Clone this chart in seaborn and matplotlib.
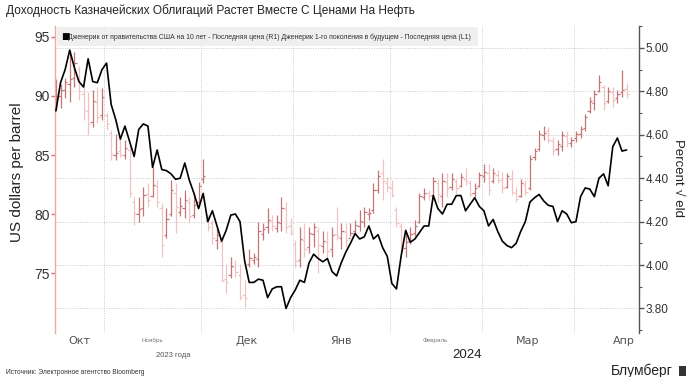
import numpy as np
import pandas as pd
import matplotlib
matplotlib.use("Agg")
import matplotlib.pyplot as plt
import seaborn as sns
from matplotlib import font_manager as fm
from matplotlib.patches import Rectangle
from matplotlib.transforms import blended_transform_factory

# ---------------- data ----------------
holidays = ["2023-11-23", "2023-12-25", "2024-01-01", "2024-01-15", "2024-02-19", "2024-03-29"]
dates = pd.bdate_range("2023-10-17", "2024-04-16").drop(pd.to_datetime(holidays))

oil_high = [91.4, 91.0, 91.5, 93.6, 93.7, 92.5, 91.4, 90.3, 90.5, 90.8,
            90.7, 88.6, 87.1, 86.8, 86.8, 86.3, 86.0, 81.4, 81.4, 82.3,
            82.6, 84.0, 82.9, 80.9, 80.5, 82.9, 82.6, 81.4, 82.0, 81.4,
            81.8, 82.7, 84.7, 79.9, 79.5, 78.8, 78.0, 75.8, 76.4, 76.1,
            75.8, 74.4, 77.0, 76.7, 79.3, 79.2, 80.5, 79.9, 79.9, 81.4,
            81.0, 79.7, 77.8, 78.9, 79.2, 78.9, 79.2, 78.9, 78.6, 78.6,
            78.9, 80.6, 79.2, 79.2, 79.2, 79.5, 80.3, 80.6, 80.5, 82.6,
            83.7, 84.7, 83.1, 82.9, 80.6, 79.2, 78.4, 78.9, 79.5, 81.8,
            82.2, 82.0, 83.1, 83.0, 83.5, 83.5, 83.5, 83.0, 83.5, 83.9,
            82.9, 82.6, 83.6, 84.2, 84.2, 83.9, 83.7, 83.6, 83.5, 83.7,
            82.3, 83.0, 82.9, 85.0, 85.6, 87.1, 87.5, 87.4, 86.5, 86.3,
            87.0, 87.0, 86.5, 87.0, 87.5, 88.5, 89.9, 90.5, 91.8, 90.9,
            90.8, 90.8, 90.5, 92.2, 91.1]
oil_low = [88.8, 89.0, 89.8, 89.5, 90.8, 89.7, 88.0, 86.7, 87.4, 87.7,
           88.0, 87.1, 84.6, 84.6, 84.8, 84.7, 81.4, 79.1, 79.3, 79.8,
           80.6, 81.4, 80.6, 76.4, 78.0, 79.8, 78.4, 79.8, 79.7, 79.2,
           79.7, 80.9, 82.6, 78.6, 77.5, 77.0, 74.2, 73.3, 74.6, 74.7,
           72.7, 72.1, 75.5, 75.8, 75.5, 77.8, 78.4, 78.6, 78.5, 78.6,
           78.4, 78.2, 75.5, 75.5, 76.4, 76.7, 77.2, 75.0, 76.7, 76.4,
           76.4, 77.8, 77.0, 77.2, 78.1, 78.4, 78.6, 78.9, 79.5, 80.1,
           81.8, 81.2, 81.9, 81.4, 78.9, 76.7, 76.4, 77.5, 78.1, 79.2,
           81.2, 81.2, 81.4, 81.0, 80.6, 81.4, 82.0, 81.8, 82.3, 82.5,
           81.4, 81.4, 82.3, 82.7, 81.6, 82.6, 82.6, 81.8, 82.2, 81.6,
           81.0, 81.4, 81.6, 82.0, 84.6, 85.3, 86.3, 86.0, 85.0, 85.0,
           85.3, 85.7, 85.7, 86.1, 86.4, 87.0, 88.6, 88.8, 90.3, 88.8,
           89.4, 89.1, 89.4, 89.9, 89.8]
oil_open = [89.2, 90.0, 90.5, 91.0, 91.5, 92.3, 90.2, 88.7, 87.8, 89.5,
            88.4, 88.4, 86.9, 85.0, 85.3, 85.0, 85.4, 81.0, 80.0, 80.5,
            81.7, 81.5, 82.4, 80.5, 78.2, 80.0, 81.8, 80.2, 80.5, 81.0,
            79.9, 81.0, 83.0, 79.5, 79.2, 77.8, 77.6, 74.5, 74.8, 75.5,
            74.8, 73.1, 75.8, 76.1, 76.2, 78.3, 78.9, 79.4, 78.8, 79.2,
            80.4, 79.0, 77.5, 76.1, 77.8, 77.2, 78.3, 78.6, 77.3, 77.6,
            77.0, 78.3, 78.0, 78.5, 78.0, 78.6, 79.0, 79.3, 80.0, 80.3,
            82.0, 83.5, 82.6, 82.2, 80.3, 79.0, 77.1, 77.7, 78.4, 79.3,
            81.4, 81.8, 81.6, 82.6, 81.5, 82.7, 82.3, 82.8, 82.4, 83.0,
            82.6, 81.8, 82.4, 83.2, 83.5, 82.8, 83.3, 82.9, 82.3, 83.0,
            81.8, 81.5, 82.5, 82.2, 84.8, 85.5, 86.7, 87.0, 86.2, 85.5,
            85.8, 86.6, 86.0, 86.4, 86.8, 87.3, 88.7, 89.4, 90.4, 90.8,
            89.6, 90.3, 89.8, 90.3, 90.6]
oil_close = [90.0, 90.5, 91.2, 91.4, 92.8, 90.4, 88.8, 87.6, 89.6, 88.2,
             89.9, 87.6, 85.1, 85.2, 85.0, 85.6, 81.8, 80.1, 80.4, 81.6,
             81.2, 82.5, 81.0, 77.4, 79.6, 82.0, 80.6, 80.7, 81.2, 79.8,
             80.8, 82.4, 83.2, 78.9, 78.0, 78.2, 74.4, 74.2, 75.6, 75.1,
             73.0, 72.9, 76.3, 76.4, 78.6, 78.7, 79.5, 79.0, 79.3, 80.5,
             78.9, 78.4, 76.0, 77.9, 77.0, 78.4, 78.9, 77.4, 77.7, 76.9,
             78.2, 78.1, 78.6, 77.8, 78.4, 79.1, 79.4, 80.2, 80.1, 82.0,
             83.2, 82.8, 82.3, 81.6, 79.2, 77.0, 77.6, 78.3, 79.0, 81.5,
             81.8, 81.5, 82.8, 81.7, 82.8, 82.2, 83.0, 82.2, 83.1, 82.8,
             81.7, 82.2, 83.3, 83.6, 82.0, 83.5, 82.9, 82.2, 83.2, 81.9,
             81.3, 82.6, 81.9, 84.7, 85.3, 86.8, 86.9, 86.3, 85.4, 85.9,
             86.7, 86.0, 86.3, 86.8, 87.2, 88.2, 89.6, 90.2, 91.2, 89.4,
             90.4, 89.7, 90.2, 90.5, 90.2]
yield_10y = [4.71, 4.84, 4.90, 4.99, 4.91, 4.845, 4.82, 4.95, 4.845, 4.84,
             4.90, 4.93, 4.74, 4.67, 4.58, 4.64, 4.57, 4.50, 4.625, 4.65,
             4.64, 4.45, 4.53, 4.44, 4.435, 4.42, 4.395, 4.40, 4.47, 4.39,
             4.33, 4.26, 4.33, 4.20, 4.25, 4.18, 4.11, 4.16, 4.23, 4.235,
             4.20, 4.02, 3.92, 3.92, 3.935, 3.93, 3.85, 3.89, 3.90, 3.90,
             3.80, 3.85, 3.885, 3.93, 3.92, 4.01, 4.05, 4.03, 4.015, 4.03,
             3.97, 3.95, 4.01, 4.06, 4.10, 4.145, 4.12, 4.13, 4.18, 4.12,
             4.14, 4.08, 4.04, 3.915, 3.89, 4.04, 4.16, 4.105, 4.12, 4.15,
             4.18, 4.18, 4.32, 4.26, 4.235, 4.28, 4.28, 4.32, 4.32, 4.25,
             4.28, 4.31, 4.27, 4.25, 4.18, 4.21, 4.155, 4.11, 4.09, 4.08,
             4.10, 4.155, 4.20, 4.29, 4.31, 4.325, 4.295, 4.275, 4.27, 4.20,
             4.25, 4.235, 4.195, 4.20, 4.315, 4.355, 4.35, 4.315, 4.40, 4.42,
             4.365, 4.545, 4.585, 4.525, 4.53]

month_names = {10: "Окт", 11: "Ноябрь", 12: "Дек", 1: "Янв", 2: "Февраль", 3: "Мар", 4: "Апр"}
small_months = {11, 2}
left_ticks = [75, 80, 85, 90, 95]
right_ticks = [3.8, 4.0, 4.2, 4.4, 4.6, 4.8, 5.0]

title = "Доходность Казначейских Облигаций Растет Вместе С Ценами На Нефть"
legend_text = ("Дженерик от правительства США на 10 лет - Последняя цена (R1) "
               "Дженерик 1-го поколения в будущем - Последняя цена (L1)")
source = "Источник: Электронное агентство Bloomberg"

# ---------------- styling ----------------
sns.set_theme(style="white")
avail = {f.name for f in fm.fontManager.ttflist}
narrow = "Liberation Sans Narrow" if "Liberation Sans Narrow" in avail else "Liberation Sans"
plt.rcParams["font.family"] = ["Liberation Sans", "DejaVu Sans"]

df = pd.DataFrame({"date": dates, "open": oil_open, "high": oil_high,
                   "low": oil_low, "close": oil_close, "yld": yield_10y})
df["i"] = np.arange(len(df))

W, H = 689, 377
fig = plt.figure(figsize=(W / 100, H / 100), dpi=100)
ax_l, ax_r, ax_t, ax_b = 55, 639, 26, 333
ax = fig.add_axes([ax_l / W, 1 - ax_b / H, (ax_r - ax_l) / W, (ax_b - ax_t) / H])
ax2 = ax.twinx()

ax.set_xlim(-0.2, 126.7)
ax.set_ylim(69.92, 95.93)
ax2.set_ylim(3.687, 5.101)

# month boundaries (gridlines) derived from dates
mstart = df.groupby([df.date.dt.year, df.date.dt.month])["i"].agg(["min", "max"]).reset_index(drop=True)
months = df.groupby([df.date.dt.year, df.date.dt.month]).size().index.tolist()
grid_col = "#c9c9c9"
for k, (mn, mx) in enumerate(zip(mstart["min"], mstart["max"])):
    if k > 0:
        ax.axvline(mn - 0.5, color=grid_col, lw=0.7, ls=(0, (1, 1.5)), zorder=0)

# horizontal gridlines at right-axis ticks, drawn on left axes
for v in right_ticks:
    disp = ax2.transData.transform((0, v))
    yv = ax.transData.inverted().transform(disp)[1]
    ax.axhline(yv, color=grid_col, lw=0.7, ls=(0, (1, 1.5)), zorder=0)

# OHLC bars
up = df.close >= df.open
cols = np.where(up, "#c47676", "#f0c2c2")
ax.vlines(df.i, df.low, df.high, colors=cols, lw=0.9, zorder=2)
ax.hlines(df.open, df.i - 0.5, df.i, colors=cols, lw=0.9, zorder=2)
ax.hlines(df.close, df.i, df.i + 0.5, colors=cols, lw=0.9, zorder=2)

# yield line
sns.lineplot(data=df, x="i", y="yld", ax=ax2, color="black", lw=1.2, zorder=3)
ax2.set_xlim(ax.get_xlim())
ax2.set_ylabel("")
ax.set_xlabel("")

# axes styling
for s in ["top", "bottom", "right"]:
    ax.spines[s].set_visible(False)
for s in ["top", "bottom", "left"]:
    ax2.spines[s].set_visible(False)
ax.spines["left"].set_color("#f0a8a8")
ax.spines["left"].set_linewidth(1.0)
ax2.spines["right"].set_color("#555555")
ax2.spines["right"].set_linewidth(1.0)

ax.set_xticks([])
ax2.set_xticks([])
ax.set_yticks(left_ticks)
ax.set_yticklabels([str(t) for t in left_ticks])
ax.tick_params(axis="y", left=True, direction="out", length=3, width=1,
               color="#e07070", labelsize=10, labelcolor="#333333", pad=1)
ax2.set_yticks(right_ticks)
ax2.set_yticklabels([f"{t:.2f}" for t in right_ticks])
ax2.set_yticks(np.arange(3.7, 5.11, 0.1), minor=True)
ax2.tick_params(axis="y", which="major", right=True, direction="out", length=3.5,
                width=1, color="#555555", labelsize=8.5, labelcolor="#333333", pad=1.5)
ax2.tick_params(axis="y", which="minor", right=True, direction="out", length=2,
                width=0.8, color="#555555")
ax.grid(False)
ax2.grid(False)

# x labels
tr = blended_transform_factory(ax.transData, ax.transAxes)
for k, ((yy, mm), mn, mx) in enumerate(zip(months, mstart["min"], mstart["max"])):
    if k == len(months) - 1:
        pos = mn + 10.5
    else:
        pos = (mn + mx) / 2
    if mm in small_months:
        ax.text(pos, -0.026, month_names[mm], transform=tr, ha="center", va="center",
                fontsize=4.5, family=narrow, color="#777777")
    else:
        ax.text(pos, -0.026, month_names[mm], transform=tr, ha="center", va="center",
                fontsize=8, family="DejaVu Sans", color="#555555")
ax.text(25.4, -0.072, "2023 года", transform=tr, ha="center", va="center",
        fontsize=5.5, family=narrow, color="#555555")
ax.text(89.4, -0.072, "2024", transform=tr, ha="center", va="center",
        fontsize=9.5, color="#222222")

# axis titles
fig.text(17 / W, 1 - 172 / H, "US dollars per barrel", rotation=90, ha="center", va="center",
         fontsize=11, color="#222222")
fig.text(678 / W, 1 - 178 / H, "Percent \u221a eld", rotation=270, ha="center", va="center",
         fontsize=9.5, color="#222222")

# title
fig.text(6 / W, 1 - 11 / H, title, ha="left", va="center", fontsize=8.6, family=narrow, color="#222222")

# legend box
fig.add_artist(Rectangle((57 / W, 1 - 46 / H), (478 - 57) / W, 19 / H, transform=fig.transFigure,
                         facecolor="#efefef", edgecolor="none", zorder=5))
fig.text(61 / W, 1 - 37 / H, "\u25a0", ha="left", va="center", fontsize=6.5,
         family="DejaVu Sans", color="black", zorder=6)
fig.text(68 / W, 1 - 37 / H, legend_text, ha="left", va="center", fontsize=4.95,
         family=narrow, color="#333333", zorder=6)

# footer
fig.text(6 / W, 1 - 372 / H, source, ha="left", va="center", fontsize=4.8, family=narrow, color="#333333")
fig.text(673 / W, 1 - 371 / H, "Блумберг", ha="right", va="center", fontsize=10, color="#222222")
fig.add_artist(Rectangle((679 / W, 1 - 376 / H), 7 / W, 10 / H, transform=fig.transFigure,
                         facecolor="#333333", edgecolor="none"))

fig.savefig("out.png", dpi=100)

════════════════════

▶ [Set exercise]:
Pull out all lines of the data with the string "matplotlib".

▶ [Final answer]:
Clone this chart in seaborn and matplotlib.
import matplotlib
matplotlib.use("Agg")
import matplotlib.pyplot as plt
from matplotlib import font_manager as fm
from matplotlib.patches import Rectangle
from matplotlib.transforms import blended_transform_factory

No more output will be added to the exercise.